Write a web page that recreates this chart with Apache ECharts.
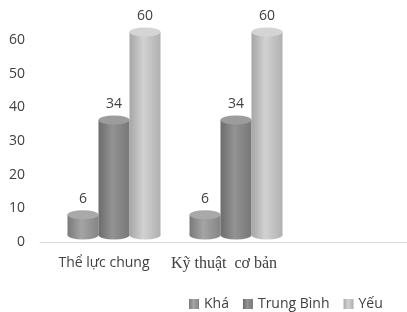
<!DOCTYPE html>
<html>
<head>
<meta charset="utf-8">
<script src="https://cdn.jsdelivr.net/npm/echarts@6/dist/echarts.min.js"></script>
<style>
  html, body { margin: 0; padding: 0; background: #fff; }
  #main { width: 407px; height: 312px; }
</style>
</head>
<body>
<div id="main"></div>
<script>
var categories = ["Thể lực chung", "Kỹ thuật  cơ bản", ""];
var seriesNames = ["Khá", "Trung Bình", "Yếu"];
var kha = [6, 6];
var trungBinh = [34, 34];
var yeu = [60, 60];
var yTicks = [0, 10, 20, 30, 40, 50, 60];

// mau cho tung cot tru (trai, giua, phai, nap)
var shades = [
  ["#7a7a7a", "#a4a4a4", "#858585", "#a9a9a9"],
  ["#6c6c6c", "#939393", "#777777", "#9c9c9c"],
  ["#a6a6a6", "#d2d2d2", "#b0b0b0", "#d4d4d4"]
];
var values = [kha, trungBinh, yeu];

function side(s) {
  return {
    type: "linear", x: 0, y: 0, x2: 1, y2: 0,
    colorStops: [
      { offset: 0, color: s[0] },
      { offset: 0.45, color: s[1] },
      { offset: 1, color: s[2] }
    ]
  };
}

var myChart = echarts.init(document.getElementById("main"));
var series = [];
values.forEach(function (v, i) {
  series.push({
    name: seriesNames[i],
    type: "bar",
    xAxisIndex: 1,
    yAxisIndex: 1,
    data: v,
    barWidth: 31,
    barGap: "0%",
    itemStyle: { color: side(shades[i]) },
    label: {
      show: true,
      position: "top",
      distance: 9,
      fontFamily: "Open Sans",
      fontSize: 14,
      color: "#404040"
    },
    z: 2
  });
  // nap tren
  series.push({
    name: seriesNames[i] + "_top",
    type: "pictorialBar",
    xAxisIndex: 1,
    yAxisIndex: 1,
    data: v,
    symbol: "circle",
    symbolSize: [31, 9],
    symbolPosition: "end",
    symbolOffset: [0, "-50%"],
    barWidth: 31,
    barGap: "0%",
    itemStyle: { color: shades[i][3] },
    z: 3
  });
  // day
  series.push({
    name: seriesNames[i] + "_bottom",
    type: "pictorialBar",
    xAxisIndex: 2,
    yAxisIndex: 1,
    data: v,
    symbol: "circle",
    symbolSize: [31, 9],
    symbolPosition: "start",
    symbolOffset: [0, "50%"],
    barWidth: 31,
    barGap: "0%",
    itemStyle: { color: side(shades[i]) },
    z: 1
  });
});

myChart.setOption({
  animation: false,
  textStyle: { fontFamily: "Open Sans" },
  legend: {
    data: seriesNames,
    left: 184,
    top: 292,
    icon: "rect",
    itemWidth: 10,
    itemHeight: 10,
    itemGap: 14,
    textStyle: { fontSize: 14, color: "#404040", fontFamily: "Open Sans" }
  },
  grid: [
    { left: 40, right: 0, top: 40, bottom: 70, outerBoundsMode: "none" },
    { left: 53, width: 366, top: 32, bottom: 77, outerBoundsMode: "none" }
  ],
  xAxis: [
    {
      type: "category",
      gridIndex: 0,
      data: categories,
      axisLine: { lineStyle: { color: "#d9d9d9", width: 1 } },
      axisTick: { show: false },
      axisLabel: { show: false }
    },
    {
      type: "category",
      gridIndex: 1,
      data: categories,
      axisLine: { show: false },
      axisTick: { show: false },
      axisLabel: {
        interval: 0,
        margin: 21,
        fontFamily: "Open Sans",
        formatter: function (val, idx) {
          return idx === 0 ? "{a|" + val + "}" : "{b|" + val + "}";
        },
        rich: {
          a: { fontFamily: "Open Sans", fontSize: 14, color: "#404040", padding: [0, 20, 0, 0] },
          b: { fontFamily: "Liberation Serif", fontSize: 16, color: "#404040", padding: [0, 24, 0, 0] }
        }
      }
    },
    {
      type: "category",
      gridIndex: 1,
      data: categories,
      show: false
    }
  ],
  yAxis: [
    {
      type: "value",
      gridIndex: 0,
      min: yTicks[0],
      max: yTicks[yTicks.length - 1],
      interval: 10,
      axisLine: { show: false },
      axisTick: { show: false },
      splitLine: { show: false },
      axisLabel: { margin: 15, fontSize: 14, color: "#404040", fontFamily: "Open Sans" }
    },
    {
      type: "value",
      gridIndex: 1,
      min: 0,
      max: 60,
      show: false,
      splitLine: { show: false }
    }
  ],
  series: series
});
</script>
</body>
</html>
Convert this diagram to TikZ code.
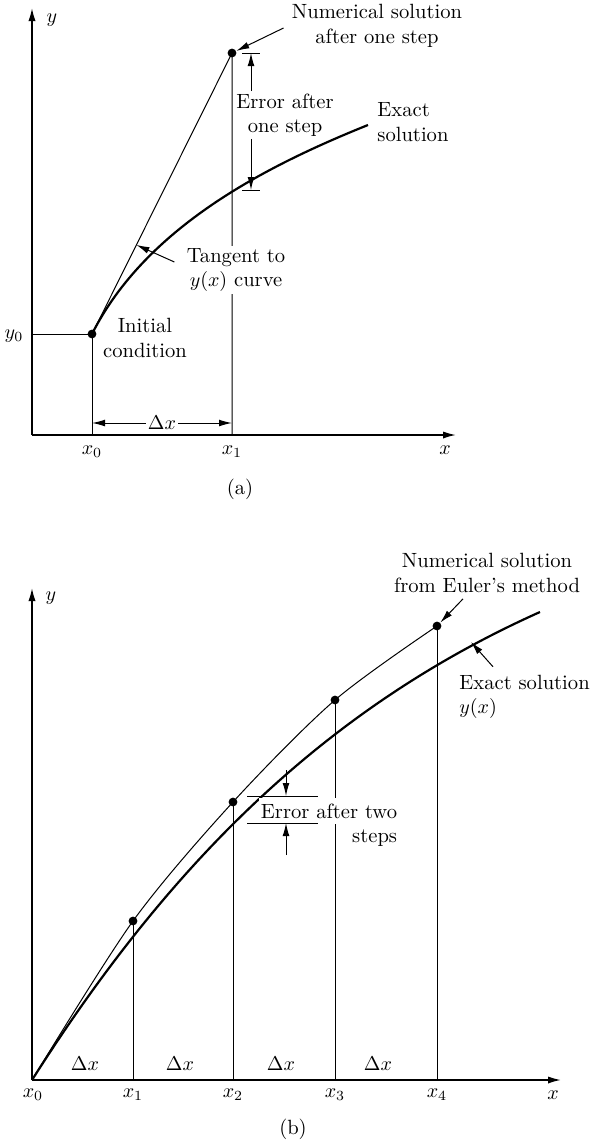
\documentclass[tikz,border=0pt]{standalone}
\usetikzlibrary{arrows.meta,calc}
\tikzset{
  axis/.style={-{Latex[length=6.5pt,width=3.6pt]},line width=.8pt},
  guide/.style={line width=.5pt},
  exact/.style={line width=1.1pt},
  lead/.style={-{Latex[length=6.5pt,width=3.4pt]},line width=.5pt},
  dim/.style={{Latex[length=6.5pt,width=3.4pt]}-{Latex[length=6.5pt,width=3.4pt]},line width=.5pt},
  dot/.style={circle,fill,inner sep=0pt,minimum size=4.4pt},
  note/.style={font=\fontsize{10.3}{12.2}\selectfont,align=center,inner sep=1pt},
  lbl/.style={font=\fontsize{10.3}{12.2}\selectfont,inner sep=1pt},
}
\begin{document}
\begin{tikzpicture}[x=.5pt,y=-.5pt]
  \useasboundingbox (0,0) rectangle (591,1142);
  % (a) a single Euler step
  \coordinate (aO) at (32,435);
  \coordinate (aYtip) at (32,8);
  \coordinate (aXtip) at (456,435);
  \draw[axis] (aO) -- (aYtip);
  \draw[axis] (aO) -- (aXtip);
  \node[dot] (a0) at (92,334) {};
  \node[dot] (a1) at (232,53) {};
  \coordinate (ay0) at (32,334);
  \coordinate (ax0) at (92,435);
  \coordinate (ax1) at (232,435);
  \coordinate (aEnd) at (368,125);
  \draw[guide] (ay0) -- (a0.center) -- (ax0);
  \draw[guide] (a0.center) -- (a1.center) -- (ax1);
  \draw[exact] (a0.center) .. controls (146,227) and (266,166) .. (aEnd);
  \draw[dim] ([yshift=6pt]ax0) -- node[lbl,fill=white] (adx) {$\Delta x$} ([yshift=6pt]ax1);
  \node[lbl] (ay) at (52,20) {$y$};
  \node[lbl] (ax) at (445,450) {$x$};
  \node[lbl] (ay0l) at (14,336) {$y_0$};
  \node[lbl] (ax0l) at (92,452) {$x_0$};
  \node[lbl] (ax1l) at (232,452) {$x_1$};
  \node[lbl] (acap) at (240,489) {(a)};
  \node[note] (init) at (145,338) {Initial\\condition};
  \node[note,fill=white] (tan) at (236,270) {Tangent to\\$y(x)$ curve};
  \draw[lead] ([xshift=-5pt,yshift=4pt]tan.west) -- ($(a0.center)!.317!(a1.center)$);
  \node[note] (numA) at (377,26) {Numerical solution\\after one step};
  \draw[lead] ([xshift=-3pt,yshift=-1pt]numA.west) -- (a1);
  \node[note,align=left,anchor=west] (exA) at (375,122) {Exact\\solution};
  \coordinate (eTop) at (251,53);
  \coordinate (eBot) at (251,190);
  \draw[guide] ([xshift=-4.5pt]eTop) -- ([xshift=4.5pt]eTop);
  \draw[guide] ([xshift=-4.5pt]eBot) -- ([xshift=4.5pt]eBot);
  \node[note] (errA) at (285,115) {Error after\\one step};
  \draw[lead] (eTop |- errA.north) -- (eTop);
  \draw[lead] (eBot |- errA.south) -- (eBot);
  % (b) four Euler steps
  \coordinate (bO) at (32,1080);
  \coordinate (bYtip) at (32,588);
  \coordinate (bXtip) at (561,1080);
  \coordinate (bEnd) at (540,612);
  \draw[axis] (bO) -- (bYtip);
  \draw[axis] (bO) -- (bXtip);
  \foreach \i/\x/\y in {1/133/921,2/233/802,3/335/700,4/437/626} {
    \node[dot] (p\i) at (\x,\y) {};
    \coordinate (f\i) at (\x,1080);
  }
  \draw[guide] plot[smooth] coordinates {(bO) (p1.center) (p2.center) (p3.center) (p4.center)};
  \draw[exact] (bO) .. controls (166,869) and (321,710) .. (bEnd);
  \foreach \i in {1,2,3,4} \draw[guide] (p\i.center) -- (f\i);
  \node[lbl,fill=white,inner ysep=3pt] (errB) at (329,811) {Error after two};
  \node[lbl,anchor=east] (errC) at ([yshift=-13.5pt]errB.east) {steps};
  \coordinate (eb1) at (286,796);
  \coordinate (eb2) at (286,823);
  \draw[guide] ([xshift=-19.5pt]eb1) -- ([xshift=16pt]eb1);
  \draw[guide] ([xshift=-19.5pt]eb2) -- ([xshift=16pt]eb2);
  \draw[lead] ([yshift=13pt]eb1) -- (eb1);
  \draw[lead] ([yshift=-16pt]eb2) -- (eb2);
  \node[note] (numB) at (487,573) {Numerical solution\\from Euler's method};
  \draw[lead] ([xshift=-12pt,yshift=-2pt]numB.south) -- (p4);
  \node[note,align=left,anchor=west] (exB) at (457,697) {Exact solution\\$y(x)$};
  \coordinate (hitB) at (471,642);
  \draw[lead] ([xshift=18pt,yshift=3pt]exB.north west) -- (hitB);
  \foreach \i/\x in {0/33,1/133,2/233,3/335,4/437}
    \node[lbl] (bx\i) at (\x,1095) {$x_{\i}$};
  \foreach \x [count=\i] in {85,180,281,378}
    \node[lbl] (bdx\i) at (\x,1064) {$\Delta x$};
  \node[lbl] (by) at (51,598) {$y$};
  \node[lbl] (bx) at (553,1095) {$x$};
  \node[lbl] (bcap) at (293,1129) {(b)};
\end{tikzpicture}
\end{document}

..............................

Repeat the lines from where the entries begin to the line with "var yTicks = [0, 10, 20, 30, 40, 50, 60];", both included. Any picture is left out.

Write a web page that recreates this chart with Apache ECharts.
<!DOCTYPE html>
<html>
<head>
<meta charset="utf-8">
<script src="https://cdn.jsdelivr.net/npm/echarts@6/dist/echarts.min.js"></script>
<style>
  html, body { margin: 0; padding: 0; background: #fff; }
  #main { width: 407px; height: 312px; }
</style>
</head>
<body>
<div id="main"></div>
<script>
var categories = ["Thể lực chung", "Kỹ thuật  cơ bản", ""];
var seriesNames = ["Khá", "Trung Bình", "Yếu"];
var kha = [6, 6];
var trungBinh = [34, 34];
var yeu = [60, 60];
var yTicks = [0, 10, 20, 30, 40, 50, 60];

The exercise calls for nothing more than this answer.